Weddell Sea Bottom Water exhibits two forms: a low-salinity, better oxygenated component confined to the outer rim of the Weddell Gyre, and a more saline, less oxygenated component observed farther into the gyre. The more saline WSBW is derived from the southwestern Weddell Sea, where high salinity shelf water is abundant. The less saline WSBW, like the more ventilated Weddell Sea Deep Water (WSDW), is derived from lower-salinity shelf water at a point farther north along the Antarctic Peninsula.

It is important to distinguish between AABW and a subclass of this water mass, WSBW. WSBW is characterized by lower potential temperatures and larger near-bottom temperature gradients, suggesting recent formation in the southwestern and western Weddell Sea. As this bottom water spreads from its region of sinking, it eventually mixes with the warmer and more saline water above to form AABW. Along the Scotia Ridge-Cape Norvegia section, potential temperature values at depths greater than 4500 m range from -0.94 to -0.63 °C, while salinity values range from 34.639 to 34.652 psu. The northern limit of the core of Weddell Sea Bottom Water lies against the southern edge of the Scotia Ridge, suggesting that the circulation and property distributions are strongly influenced by bathymetry.

==Transport==
The transport of Weddell Sea Bottom Water out of the Weddell Sea represents the outflow of newly formed bottom water plus entrained bottom water that enters the Weddell Sea from the southeast. Carmack and Foster estimated the production rate of bottom water from the mixing ratio of newly formed bottom water to entrained bottom water. Bottom water formation models based on hydrographic observations suggested that the bottom water formed at the edge of the continental shelf has an initial temperature of -1.4 to -1.2 °C. This range also represents the coldest bottom water observed at the base of the continental slope in the northwestern corner of the Weddell Sea. The fraction of newly formed bottom water in the outflowing WSBW ranges from about 12 to 31%, so the flow of newly formed bottom water out of the Weddell Sea is about 2 to 5 Sv. On the other hand, the much larger production rates sometimes proposed are probably estimates of the total transport of bottom water out of the Weddell Sea that include a large fraction of Antarctic Bottom Water entering the Weddell Sea from the southeast.

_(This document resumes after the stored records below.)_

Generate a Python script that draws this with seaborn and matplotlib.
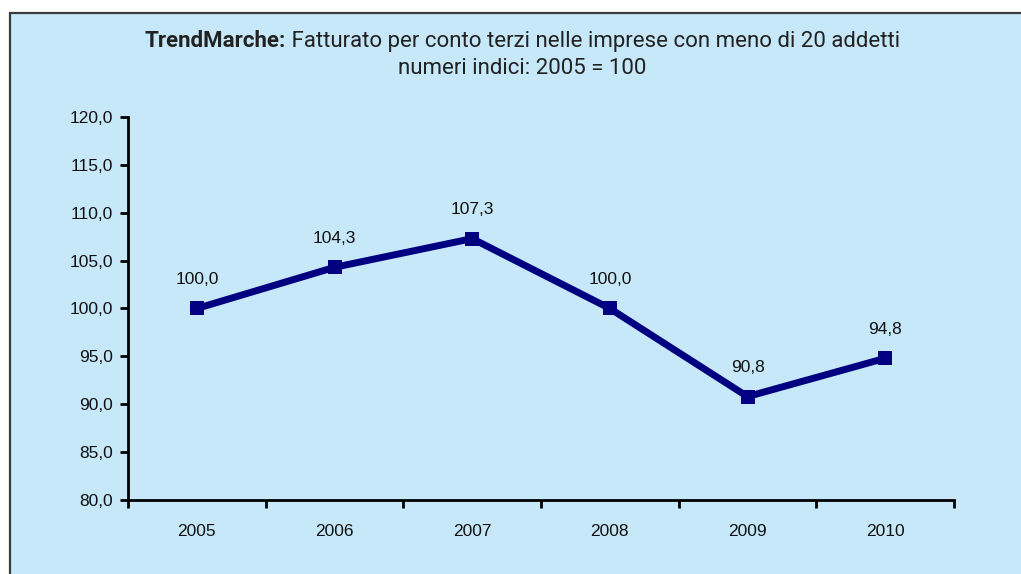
import matplotlib
matplotlib.use("Agg")
import matplotlib.pyplot as plt
from matplotlib.patches import Rectangle
from matplotlib.ticker import FuncFormatter
import pandas as pd
import seaborn as sns

years = ["2005", "2006", "2007", "2008", "2009", "2010"]
index_values = [100.0, 104.3, 107.3, 100.0, 90.8, 94.8]

title_bold = "TrendMarche:"
title_rest = "Fatturato per conto terzi nelle imprese con meno di 20 addetti"
subtitle = "numeri indici: 2005 = 100"

bg = "#C6E8F8"
navy = "#000080"

sns.set_theme(style="white")
plt.rcParams["font.family"] = ["Liberation Sans", "DejaVu Sans"]

df = pd.DataFrame({"anno": years, "indice": index_values})
df["pos"] = range(len(years))

fig = plt.figure(figsize=(10.21, 5.74), dpi=100)
fig.patch.set_facecolor("white")
fig.patches.append(Rectangle((10 / 1021, -0.05), 1.1, 1 - 13 / 574 + 0.05,
                             transform=fig.transFigure, facecolor=bg,
                             edgecolor="#3c3c3c", lw=1.6, zorder=-10))

ax = fig.add_axes([128 / 1021, 1 - 500 / 574, 826 / 1021, 383 / 574])
ax.set_facecolor("none")
ax.set_zorder(5)

sns.lineplot(data=df, x="pos", y="indice", ax=ax, color=navy, lw=5,
             marker="s", markersize=10, markeredgewidth=0, markerfacecolor=navy)

for x, y in zip(df["pos"], df["indice"]):
    ax.annotate(f"{y:.1f}".replace(".", ","), (x, y), xytext=(0, 21),
                textcoords="offset points", ha="center", va="center",
                fontsize=12.5, color="#111111")

ax.set_xlim(-0.5, len(years) - 0.5)
ax.set_ylim(80, 120)
ax.set_yticks(range(80, 121, 5))
ax.yaxis.set_major_formatter(FuncFormatter(lambda v, p: f"{v:.1f}".replace(".", ",")))

ax.set_xticks([i - 0.5 for i in range(len(years) + 1)])
ax.set_xticklabels([])
ax.set_xticks(range(len(years)), minor=True)
ax.set_xticklabels(years, minor=True)
ax.tick_params(axis="x", which="major", length=6, width=2, direction="out", color="black")
ax.tick_params(axis="x", which="minor", length=0, pad=17, labelsize=12.5, labelcolor="#111111")
ax.tick_params(axis="y", length=6, width=2, direction="out", color="black",
               labelsize=12.5, labelcolor="#111111", pad=5, left=True)
ax.tick_params(axis="x", which="major", bottom=True)

for side in ["top", "right"]:
    ax.spines[side].set_visible(False)
for side in ["left", "bottom"]:
    ax.spines[side].set_linewidth(2)
    ax.spines[side].set_color("black")

ax.set_xlabel("")
ax.set_ylabel("")

# title: bold lead-in plus regular text, centred as one line
tfont = ["Roboto", "DejaVu Sans"]
t1 = fig.text(0, 1 - 41 / 574, title_bold, fontsize=16, fontweight="bold",
              family=tfont, color="#222222", va="center", ha="left")
t2 = fig.text(0, 1 - 41 / 574, " " + title_rest, fontsize=16,
              family=tfont, color="#222222", va="center", ha="left")
fig.canvas.draw()
r = fig.canvas.get_renderer()
w1 = t1.get_window_extent(r).width
w2 = t2.get_window_extent(r).width
start = 522 - (w1 + w2) / 2
t1.set_x(start / 1021)
t2.set_x((start + w1) / 1021)
fig.text(522 / 1021, 1 - 69 / 574, subtitle, fontsize=16, family=tfont,
         color="#222222", va="center", ha="center")

fig.savefig("out.png", dpi=100, facecolor=fig.get_facecolor())
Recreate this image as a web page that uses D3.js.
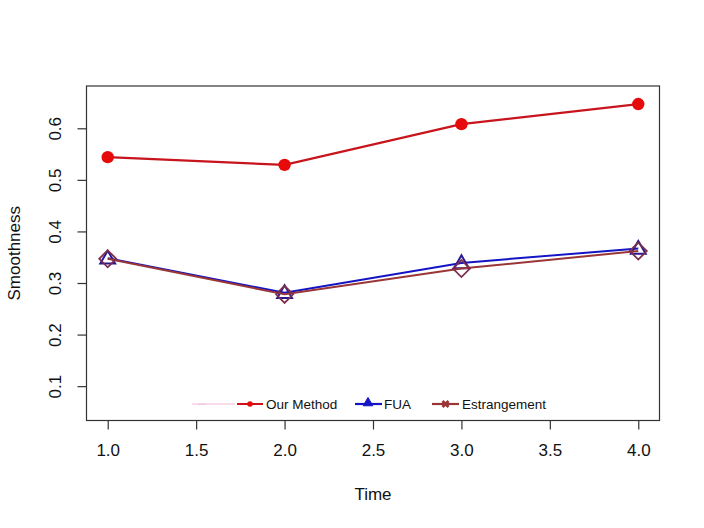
<!DOCTYPE html>
<html>
<head>
<meta charset="utf-8">
<script src="https://cdn.jsdelivr.net/npm/d3@7"></script>
<style>
  html, body { margin: 0; padding: 0; background: #fff; }
  svg { display: block; font-family: "Liberation Sans", Arial, sans-serif; }
</style>
</head>
<body>
<svg id="chart" width="704" height="528"></svg>
<script>
// ---- data ----
const times = [1, 2, 3, 4];
const ourMethod = [0.544, 0.529, 0.608, 0.647];
const fua = [0.348, 0.281, 0.339, 0.367];
const estrangement = [0.347, 0.278, 0.328, 0.362];
const xTicks = [1.0, 1.5, 2.0, 2.5, 3.0, 3.5, 4.0];
const yTicks = [0.1, 0.2, 0.3, 0.4, 0.5, 0.6];
const seriesNames = ["Our Method", "FUA", "Estrangement"];
const xLabel = "Time";
const yLabel = "Smoothness";

// ---- layout ----
const svg = d3.select("#chart");
const box = { left: 86.5, right: 659.5, top: 86, bottom: 420.5 };

const x = d3.scaleLinear().domain([0.88, 4.12]).range([box.left, box.right]);
const y = d3.scaleLinear().domain([0.0334, 0.682]).range([box.bottom, box.top]);

// plot frame
svg.append("rect")
  .attr("x", box.left).attr("y", box.top)
  .attr("width", box.right - box.left).attr("height", box.bottom - box.top)
  .attr("fill", "none").attr("stroke", "#333").attr("stroke-width", 1.2);

// x axis
const xAxis = d3.axisBottom(x).tickValues(xTicks).tickFormat(d3.format(".1f"))
  .tickSize(9).tickPadding(14);
const gx = svg.append("g").attr("transform", `translate(0,${box.bottom})`).call(xAxis);
gx.select(".domain").remove();
gx.selectAll(".tick line").attr("stroke", "#333").attr("stroke-width", 1.2);
gx.selectAll(".tick text").attr("font-size", 17).attr("fill", "#111")
  .attr("font-family", "Liberation Sans, Arial, sans-serif");

// y axis
const yAxis = d3.axisLeft(y).tickValues(yTicks).tickFormat(d3.format(".1f")).tickSize(9);
const gy = svg.append("g").attr("transform", `translate(${box.left},0)`).call(yAxis);
gy.select(".domain").remove();
gy.selectAll(".tick line").attr("stroke", "#333").attr("stroke-width", 1.2);
gy.selectAll(".tick text")
  .attr("font-size", 17).attr("fill", "#111")
  .attr("font-family", "Liberation Sans, Arial, sans-serif")
  .attr("x", null).attr("dy", null)
  .attr("text-anchor", "middle")
  .attr("dominant-baseline", "central")
  .attr("transform", "translate(-31,0) rotate(-90)");

// axis titles
svg.append("text").attr("x", (box.left + box.right) / 2).attr("y", 500)
  .attr("text-anchor", "middle").attr("font-size", 17).attr("fill", "#111").text(xLabel);
svg.append("text").attr("transform", `translate(20,${(box.top + box.bottom) / 2}) rotate(-90)`)
  .attr("text-anchor", "middle").attr("font-size", 17).attr("fill", "#111").text(yLabel);

// series
const colors = { our: "#e60a0a", fua: "#1414c4", est: "#9a3636" };
const line = d3.line().x((d, i) => x(times[i])).y(d => y(d));

const plot = svg.append("g");
// Our Method
plot.append("path").datum(ourMethod).attr("d", line)
  .attr("fill", "none").attr("stroke", "#c8141c").attr("stroke-width", 2.2);
plot.selectAll("circle.our").data(ourMethod).join("circle").attr("class", "our")
  .attr("cx", (d, i) => x(times[i])).attr("cy", d => y(d)).attr("r", 6.2)
  .attr("fill", colors.our);

// FUA
plot.append("path").datum(fua).attr("d", line)
  .attr("fill", "none").attr("stroke", colors.fua).attr("stroke-width", 2);
const tri = d3.symbol().type(d3.symbolTriangle).size(95);
plot.selectAll("path.fua").data(fua).join("path").attr("class", "fua")
  .attr("d", tri)
  .attr("transform", (d, i) => `translate(${x(times[i])},${y(d) + 1})`)
  .attr("fill", "none").attr("stroke", "#2a1890").attr("stroke-width", 2);

// Estrangement
plot.append("path").datum(estrangement).attr("d", line)
  .attr("fill", "none").attr("stroke", colors.est).attr("stroke-width", 2);
const diamond = d => `M0,${-8.5}L8.5,0L0,8.5L${-8.5},0Z`;
plot.selectAll("path.est").data(estrangement).join("path").attr("class", "est")
  .attr("d", diamond)
  .attr("transform", (d, i) => `translate(${x(times[i])},${y(d)})`)
  .attr("fill", "none").attr("stroke", "#7a2e50").attr("stroke-width", 1.8);

// legend
const ly = 404;
const lg = svg.append("g").attr("font-size", 13.5).attr("fill", "#111");
// faint hidden entry
lg.append("line").attr("x1", 192).attr("x2", 235).attr("y1", ly).attr("y2", ly)
  .attr("stroke", "#f7dbe8").attr("stroke-width", 2);
lg.append("text").attr("x", 198).attr("y", ly).attr("dy", "0.1em").attr("font-size", 9)
  .attr("fill", "#e4a8c4").text("...");
// Our Method
lg.append("line").attr("x1", 237).attr("x2", 263).attr("y1", ly).attr("y2", ly)
  .attr("stroke", "#d01018").attr("stroke-width", 2);
lg.append("circle").attr("cx", 250).attr("cy", ly).attr("r", 2.8).attr("fill", colors.our);
lg.append("text").attr("x", 266).attr("y", ly).attr("dy", "0.35em").text(seriesNames[0]);
// FUA
lg.append("line").attr("x1", 355).attr("x2", 382).attr("y1", ly).attr("y2", ly)
  .attr("stroke", colors.fua).attr("stroke-width", 2.2);
lg.append("path").attr("d", d3.symbol().type(d3.symbolTriangle).size(40))
  .attr("transform", `translate(368,${ly - 1})`).attr("fill", colors.fua)
  .attr("stroke", colors.fua).attr("stroke-width", 1);
lg.append("text").attr("x", 384).attr("y", ly).attr("dy", "0.35em").text(seriesNames[1]);
// Estrangement
lg.append("line").attr("x1", 432).attr("x2", 459).attr("y1", ly).attr("y2", ly)
  .attr("stroke", colors.est).attr("stroke-width", 2.2);
lg.append("path").attr("d", d3.symbol().type(d3.symbolCross).size(40))
  .attr("transform", `translate(445.5,${ly}) rotate(45)`).attr("fill", colors.est);
lg.append("text").attr("x", 462).attr("y", ly).attr("dy", "0.35em").text(seriesNames[2]);
</script>
</body>
</html>
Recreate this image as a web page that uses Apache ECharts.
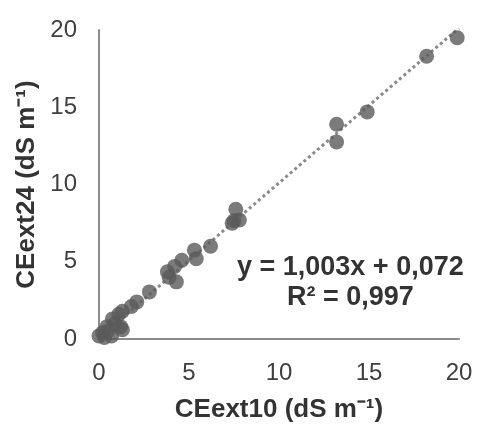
<!DOCTYPE html>
<html>
<head>
<meta charset="utf-8">
<script src="https://cdn.jsdelivr.net/npm/echarts@6/dist/echarts.min.js"></script>
<style>html,body{margin:0;padding:0;background:#fff}#c{width:478px;height:428px}</style>
</head>
<body>
<div id="c"></div>
<script>
var xTitle = 'CEext10 (dS m\u207B\u00B9)';
var yTitle = 'CEext24 (dS m\u207B\u00B9)';
var eqText = 'y = 1,003x + 0,072';
var r2Text = 'R\u00B2 = 0,997';
var slope = 1.003, intercept = 0.072;
var ce10 = [19.9, 18.2, 14.9, 13.2, 13.2, 7.6, 7.5, 7.8, 7.4, 6.2, 5.3, 5.4, 4.6, 4.2, 3.8, 3.9, 4.3, 2.8, 2.1, 1.8, 1.3, 1.1, 0.75, 1.2, 0.45, 0.2, 0.0, 0.7, 1.3, 0.3, 0.5, 0.9];
var ce24 = [19.5, 18.3, 14.7, 13.9, 12.75, 8.4, 7.65, 7.7, 7.5, 6.0, 5.75, 5.2, 5.1, 4.7, 4.35, 4.0, 3.7, 3.05, 2.4, 2.1, 1.8, 1.6, 1.3, 0.8, 0.8, 0.4, 0.2, 0.2, 0.6, 0.1, 0.5, 1.0];
var lineX = [0, 20];

var pts = ce10.map(function (x, i) { return [x, ce24[i]]; });
var trend = lineX.map(function (x) { return [x, slope * x + intercept]; });

var chart = echarts.init(document.getElementById('c'));
chart.setOption({
  animation: false,
  backgroundColor: '#fff',
  grid: { left: 99, right: 19, top: 30, bottom: 86 },
  xAxis: {
    type: 'value', min: 0, max: 20, interval: 5,
    name: xTitle, nameLocation: 'middle', nameGap: 58,
    nameTextStyle: { fontFamily: 'Liberation Sans', fontWeight: 'bold', fontSize: 26, color: '#333' },
    axisLine: { lineStyle: { color: '#8c8c8c', width: 2 } },
    axisTick: { show: false },
    splitLine: { show: false },
    axisLabel: { fontFamily: 'Liberation Sans', fontSize: 24, color: '#404040', margin: 22 }
  },
  yAxis: {
    type: 'value', min: 0, max: 20, interval: 5,
    name: yTitle, nameLocation: 'middle', nameGap: 58, nameRotate: 90,
    nameTextStyle: { fontFamily: 'Liberation Sans', fontWeight: 'bold', fontSize: 26, color: '#333' },
    axisLine: { lineStyle: { color: '#8c8c8c', width: 2 } },
    axisTick: { show: false },
    splitLine: { show: false },
    axisLabel: { fontFamily: 'Liberation Sans', fontSize: 24, color: '#404040', margin: 22 }
  },
  series: [
    {
      type: 'line', data: trend, symbol: 'none', z: 1,
      lineStyle: { color: '#8a8a8a', width: 3, type: [3, 3] }
    },
    {
      type: 'scatter', data: pts, symbolSize: 15, z: 2,
      itemStyle: { color: '#5a5a5a' }
    }
  ],
  graphic: [
    { type: 'text', left: 237, top: 254, style: { text: eqText, fontFamily: 'Liberation Sans', fontWeight: 'bold', fontSize: 27, fill: '#333' } },
    { type: 'text', left: 287, top: 284, style: { text: r2Text, fontFamily: 'Liberation Sans', fontWeight: 'bold', fontSize: 27, fill: '#333' } }
  ]
});
</script>
</body>
</html>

The low-salinity, better ventilated forms of WSDW and WSBW flowing along the outer rim of the Weddell Gyre have the position and depth range that would lead to overflow of the topographic confines of the Weddell Basin, whereas the more saline forms may be forced to recirculate within the Weddell Gyre are carried by the western boundary current of the Weddell Sea into the northwest corner of the Weddell Gyre. From there, these water masses flow eastward, either within the northern limb of the Weddell Gyre or reaching northward into the Scotia Sea, eventually cooling the lower 2 km of the world ocean as Antarctic Bottom Water.

It is proposed that the more saline, lower-oxygen WSBW is derived from shelf water descending into the deep ocean in the southwest Weddell Sea. The higher salinity of this WSBW is due to injection of high-salinity shelf water characteristic of the region. Fahrbach et al. propose that low-salinity bottom water is formed near the Larsen Ice Shelf.

==Climate impacts==
McKee et al., conducted a study of the variability of bottom water temperature relative to El Niño-Southern Oscillation (ENSO), Southern Annular Mode (SAM), and Antarctic Dipole (ADP). This study was conducted to discover the impact WSBW has on the global climate. An 8-year time study of the potential temperature of the Weddell Gyre outflow was analyzed. Interannual variability was discovered in the winters of 1999 and 2002. The anomalies suggest ENSO influence with a 14-20 month lead time with influences from SAM at 14-20 month lead times as well. Warm ENSO events cause the increase of sea ice advection and more coastal polynyas which allows for more dense shelf water availability. These ENSO and SAM changes impact the WSBW 14–20 months later. Their research suggests that there needs to be large ENSO and SAM events in order for the anomalies in WSBW temperature can be noticed. These large fluctuations allow for warm and cold pulses in the WSBW. With a strong ENSO event, sea ice is greatly reduced during the summer which exposes more surface water to the wind allowing it sink. This makes the WSBW colder than normal allowing it to inject colder water into much of the world's oceans. If the ENSO even is weak enough, the surface winds off the Antarctic coast can shift direction which creates a reduction in shelf water. This will warm the WSBW as it does not have as much access to the cold, dense surface water.